Também conhecida como pós-siberiana, posto que produzida depois dos anos de condenação por seu envolvimento como o ideário revolucionário de Pietrachévski, que pretendia depor o czar Nicolau I, a segunda fase tem início com o romance Humilhados e ofendidos (1861) e caracteriza-se pela exploração dos dramas humanos acompanhados de perto durante os anos de trabalhos forçados na Sibéria. Esta a razão por que um dos principais livros dessa fase recebe o título de Recordações da casa dos mortos (1860), como é mais conhecido, ou Escritos da casa morta, em tradução recente de Paulo Bezerra (editora34, 2020). É dessa experiência de presidiário, da convivência com os tipos humanos mais marginalizados (assassinos, ladrões, miseráveis, homens destruídos pelo jogo e pelos mais diversos distúrbios psiquiátricos) que Dostoiévski extrai a matéria conteudística com que tece os romances dessa fase. O caso de Memórias do subterrâneo (1864), sob este aspecto, é merecedor de redobrada atenção, uma vez que nesta narrativa singular deparamos com um escritor absolutamente inclassificável, cuja obra constitui, para muitos, uma prefiguração da teoria do inconsciente de Sigmund Freud e do existencialismo sartreano.
Por último, o conjunto de sete romances que constituem a chamada obra da maturidade: Crime e castigo (1866), Um jogador (1866), O idiota (1868), O eterno marido (1870), Os demônios (1870), O adolescente (1875), Os irmãos Karamázov (1880).

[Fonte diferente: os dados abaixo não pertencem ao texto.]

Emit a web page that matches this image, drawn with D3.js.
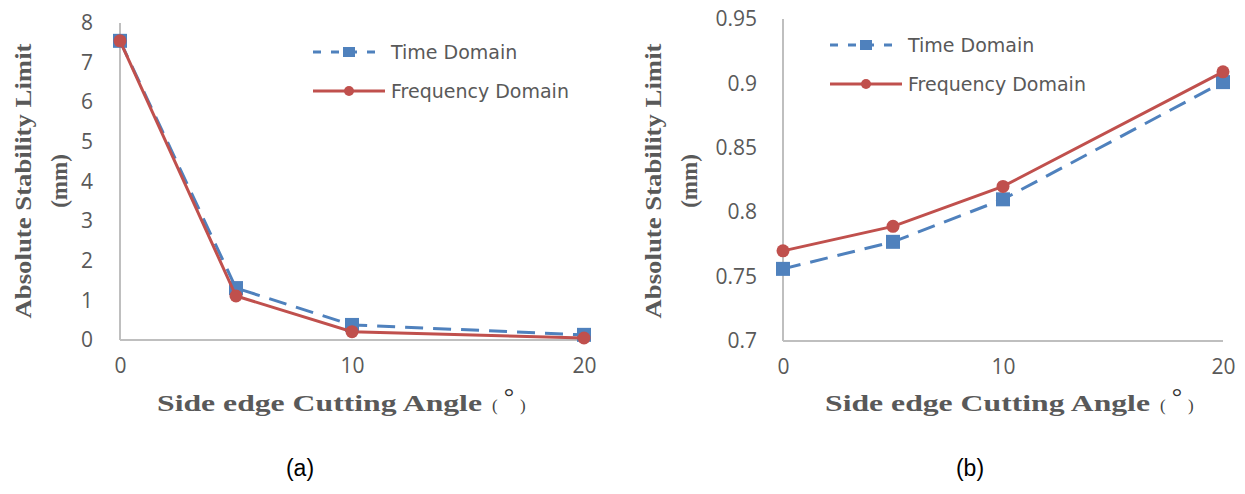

O sentimento de culpa, a inquietação diante do silêncio de Deus, o forte referencial cristão que perpassa a totalidade dos romances dessa fase, a que se soma uma atitude de investigação do sentido da existência, além de outros temas que aparecem com maior ou menor intensidade num e noutro livro, são a matéria-prima deste artista prodigioso, um dos maiores (senão o maior) da literatura mundial.
Com raríssimas exceções, ocorre-me pensar no romance Os demônios, pode-se dizer, ainda, que Dostoiévski, para além dos rótulos e das ideologias, dos julgamentos à direita ou à esquerda do espectro político, de que foi alvo através dos tempos, foi um escritor fundamentalmente engajado, uma voz jamais silenciada em favor dos pobres e dos humilhados do século 18, o século em que desponta na Rússia os primeiros sinais do que se convencionou chamar de capitalismo moderno. Mas essa, por complexa, é uma outra questão.